WRITTEN EXERCISE: Extract the full listing below without altering a single character.

DATASET EXCERPT:
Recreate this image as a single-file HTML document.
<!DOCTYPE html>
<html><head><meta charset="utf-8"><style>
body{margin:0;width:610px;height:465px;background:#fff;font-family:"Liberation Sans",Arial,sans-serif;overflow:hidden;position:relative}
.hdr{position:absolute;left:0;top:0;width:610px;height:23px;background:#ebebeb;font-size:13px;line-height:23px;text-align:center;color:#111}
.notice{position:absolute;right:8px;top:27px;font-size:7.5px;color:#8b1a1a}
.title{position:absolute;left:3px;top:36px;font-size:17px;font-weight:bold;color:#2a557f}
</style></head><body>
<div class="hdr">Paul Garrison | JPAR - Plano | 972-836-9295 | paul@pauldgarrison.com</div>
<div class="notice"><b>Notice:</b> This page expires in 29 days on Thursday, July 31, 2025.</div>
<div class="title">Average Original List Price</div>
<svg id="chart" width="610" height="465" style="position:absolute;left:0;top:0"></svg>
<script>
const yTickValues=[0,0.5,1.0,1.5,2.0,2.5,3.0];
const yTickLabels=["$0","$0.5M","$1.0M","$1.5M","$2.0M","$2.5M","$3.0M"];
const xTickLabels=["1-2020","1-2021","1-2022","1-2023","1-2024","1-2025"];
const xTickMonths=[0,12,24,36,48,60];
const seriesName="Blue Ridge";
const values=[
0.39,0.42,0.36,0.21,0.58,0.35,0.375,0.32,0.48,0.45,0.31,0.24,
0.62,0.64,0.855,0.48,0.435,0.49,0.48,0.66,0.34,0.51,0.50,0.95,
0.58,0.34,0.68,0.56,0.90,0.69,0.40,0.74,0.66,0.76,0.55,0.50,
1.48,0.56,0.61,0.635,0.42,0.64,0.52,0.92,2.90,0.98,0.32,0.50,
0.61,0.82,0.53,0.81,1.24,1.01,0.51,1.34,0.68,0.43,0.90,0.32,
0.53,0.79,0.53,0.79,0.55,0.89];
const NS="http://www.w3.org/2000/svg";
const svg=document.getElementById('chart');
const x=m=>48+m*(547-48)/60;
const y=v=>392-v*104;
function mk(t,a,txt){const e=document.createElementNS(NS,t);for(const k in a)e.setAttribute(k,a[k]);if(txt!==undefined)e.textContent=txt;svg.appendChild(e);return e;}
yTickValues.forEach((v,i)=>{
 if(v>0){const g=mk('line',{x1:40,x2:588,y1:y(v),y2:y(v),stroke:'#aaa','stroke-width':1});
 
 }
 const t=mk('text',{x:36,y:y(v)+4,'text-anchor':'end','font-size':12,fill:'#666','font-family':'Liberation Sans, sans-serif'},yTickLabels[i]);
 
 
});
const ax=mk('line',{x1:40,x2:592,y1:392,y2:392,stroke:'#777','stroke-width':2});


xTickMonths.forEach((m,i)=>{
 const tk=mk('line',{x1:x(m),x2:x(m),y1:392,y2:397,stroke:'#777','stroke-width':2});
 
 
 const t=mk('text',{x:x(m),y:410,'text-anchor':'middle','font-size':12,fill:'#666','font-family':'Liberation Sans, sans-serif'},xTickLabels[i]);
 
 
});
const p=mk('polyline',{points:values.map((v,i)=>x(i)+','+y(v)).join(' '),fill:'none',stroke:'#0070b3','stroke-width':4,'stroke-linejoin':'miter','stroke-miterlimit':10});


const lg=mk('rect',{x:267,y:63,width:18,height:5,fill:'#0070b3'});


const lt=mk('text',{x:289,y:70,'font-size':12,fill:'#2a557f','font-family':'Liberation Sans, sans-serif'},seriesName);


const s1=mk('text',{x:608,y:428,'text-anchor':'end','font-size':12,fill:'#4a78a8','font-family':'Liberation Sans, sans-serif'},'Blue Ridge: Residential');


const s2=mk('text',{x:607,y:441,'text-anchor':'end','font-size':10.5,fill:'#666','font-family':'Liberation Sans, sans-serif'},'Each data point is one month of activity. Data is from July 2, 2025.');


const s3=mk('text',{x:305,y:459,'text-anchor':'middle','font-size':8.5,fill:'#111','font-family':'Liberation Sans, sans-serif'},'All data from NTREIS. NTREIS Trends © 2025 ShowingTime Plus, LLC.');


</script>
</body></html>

FINISHED ANSWER:
Recreate this image as a single-file HTML document.
<!DOCTYPE html>
<html><head><meta charset="utf-8"><style>
body{margin:0;width:610px;height:465px;background:#fff;font-family:"Liberation Sans",Arial,sans-serif;overflow:hidden;position:relative}
.hdr{position:absolute;left:0;top:0;width:610px;height:23px;background:#ebebeb;font-size:13px;line-height:23px;text-align:center;color:#111}
.notice{position:absolute;right:8px;top:27px;font-size:7.5px;color:#8b1a1a}
.title{position:absolute;left:3px;top:36px;font-size:17px;font-weight:bold;color:#2a557f}
</style></head><body>
<div class="hdr">Paul Garrison | JPAR - Plano | 972-836-9295 | paul@pauldgarrison.com</div>
<div class="notice"><b>Notice:</b> This page expires in 29 days on Thursday, July 31, 2025.</div>
<div class="title">Average Original List Price</div>
<svg id="chart" width="610" height="465" style="position:absolute;left:0;top:0"></svg>
<script>
const yTickValues=[0,0.5,1.0,1.5,2.0,2.5,3.0];
const yTickLabels=["$0","$0.5M","$1.0M","$1.5M","$2.0M","$2.5M","$3.0M"];
const xTickLabels=["1-2020","1-2021","1-2022","1-2023","1-2024","1-2025"];
const xTickMonths=[0,12,24,36,48,60];
const seriesName="Blue Ridge";
const values=[
0.39,0.42,0.36,0.21,0.58,0.35,0.375,0.32,0.48,0.45,0.31,0.24,
0.62,0.64,0.855,0.48,0.435,0.49,0.48,0.66,0.34,0.51,0.50,0.95,
0.58,0.34,0.68,0.56,0.90,0.69,0.40,0.74,0.66,0.76,0.55,0.50,
1.48,0.56,0.61,0.635,0.42,0.64,0.52,0.92,2.90,0.98,0.32,0.50,
0.61,0.82,0.53,0.81,1.24,1.01,0.51,1.34,0.68,0.43,0.90,0.32,
0.53,0.79,0.53,0.79,0.55,0.89];
const NS="http://www.w3.org/2000/svg";
const svg=document.getElementById('chart');
const x=m=>48+m*(547-48)/60;
const y=v=>392-v*104;
function mk(t,a,txt){const e=document.createElementNS(NS,t);for(const k in a)e.setAttribute(k,a[k]);if(txt!==undefined)e.textContent=txt;svg.appendChild(e);return e;}
yTickValues.forEach((v,i)=>{
 if(v>0){const g=mk('line',{x1:40,x2:588,y1:y(v),y2:y(v),stroke:'#aaa','stroke-width':1});
 
 }
 const t=mk('text',{x:36,y:y(v)+4,'text-anchor':'end','font-size':12,fill:'#666','font-family':'Liberation Sans, sans-serif'},yTickLabels[i]);
 
 
});
const ax=mk('line',{x1:40,x2:592,y1:392,y2:392,stroke:'#777','stroke-width':2});


xTickMonths.forEach((m,i)=>{
 const tk=mk('line',{x1:x(m),x2:x(m),y1:392,y2:397,stroke:'#777','stroke-width':2});
 
 
 const t=mk('text',{x:x(m),y:410,'text-anchor':'middle','font-size':12,fill:'#666','font-family':'Liberation Sans, sans-serif'},xTickLabels[i]);
 
 
});
const p=mk('polyline',{points:values.map((v,i)=>x(i)+','+y(v)).join(' '),fill:'none',stroke:'#0070b3','stroke-width':4,'stroke-linejoin':'miter','stroke-miterlimit':10});


const lg=mk('rect',{x:267,y:63,width:18,height:5,fill:'#0070b3'});


const lt=mk('text',{x:289,y:70,'font-size':12,fill:'#2a557f','font-family':'Liberation Sans, sans-serif'},seriesName);


const s1=mk('text',{x:608,y:428,'text-anchor':'end','font-size':12,fill:'#4a78a8','font-family':'Liberation Sans, sans-serif'},'Blue Ridge: Residential');


const s2=mk('text',{x:607,y:441,'text-anchor':'end','font-size':10.5,fill:'#666','font-family':'Liberation Sans, sans-serif'},'Each data point is one month of activity. Data is from July 2, 2025.');


const s3=mk('text',{x:305,y:459,'text-anchor':'middle','font-size':8.5,fill:'#111','font-family':'Liberation Sans, sans-serif'},'All data from NTREIS. NTREIS Trends © 2025 ShowingTime Plus, LLC.');


</script>
</body></html>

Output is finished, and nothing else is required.